Ming Smith, Sun Ra Space II, New York, 1978, from Ming Smith: An Aperture Monograph (Aperture, 2020/Documentary Arts, 2020) © Ming Smith, courtesy the artist and Aperture

When Smith feels there is an imbalance in the image, she hand-paints her photographs in order to enhance them. This painterly addition provides them with a dreamy quality. Often, Smith shoots at night but instead of pushing her subjects towards more light, she comes closer to them. This tactic of immersion which focuses on photographing black people in black spaces becomes an act of resistance that is still so much needed in the canon of photography – escape from objectification and stereotyping of Black people.
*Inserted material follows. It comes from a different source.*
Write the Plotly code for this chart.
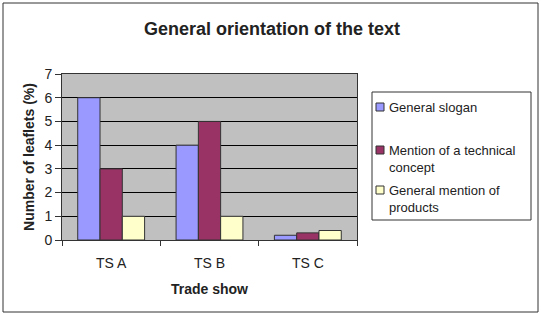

This can be specifically observed in the unique depictions of herself and other African American women. They are portrayed the way they want to be seen. Her photographs radiate Black dignity and grace, putting constructs of femininity, gaze, race and beauty into question. The images seem to escape the policing white gaze and show a moment of commonality and belonging. The relationship between the photographer and the person photographed is not one of difference but rather one of sameness- as Smith photographs those she acknowledges, respects and honours, forming her own history in a way.

Ming Smith, Instant Model, Brooklyn, 1976 (from the series Coney Island) from Ming Smith: An Aperture Monograph (Aperture/Documentary Arts, 2020) © Ming Smith, courtesy the artist and Aperture

By re-imagining black identity through her creative techniques, she troubles the medium’s long-standing understanding of being a device providing evidence. Alternately, for Smith “photography is mystical, spiritual, magical.”

Her book can be considered as a tribute to her one-of-a-kind vision, allowing for a personal insight into African American history and life experiences. Smith’s oeuvre stimulates a similar feeling when reading psychiatrist and political philosopher Frantz Fanon’s ruminations upon his existence in Black Skin, White Masks: “I am black; I am in total fusion with the world, in sympathetic affinity with the earth, losing my id in the heart of the cosmos – and the white man, however intelligent he may be, is incapable of understanding Louis Armstrong or songs from the Congo. I am black, not because of a curse, but because my skin has been able to capture all the cosmic effluvia. I am truly a drop of sun under the earth.”

 

Ming Smith (the USA) was born in Detroit and grew up in Columbus, Ohio. Pursuing a career as an autodidact photographer and former model, she joined the Kamoinge Workshop and her early images were appearing in The Black Photographers Annual. Smith’s photographs are part of major institution’s collections, such as in the Museum of Modern Art, Whitney Museum of Modern Art and Schomburg Center for Research in Black Culture, New York.

The monograph contains contributions in the form of interviews and essays written by Nigerian-based author Emmanuel Iduma, multi-disciplinary artist and cinematographer Arthur Jafa, associate professor of English at the State University of New York M. Neelika Jayawardane, author Yxta Maya Murray, London-based curator and critic Hans Ulirch Obrist, Zambian novelist and critic Namwali Serpell, New York-based editor Janet Hill Talbert and writer and musician Greg Tate.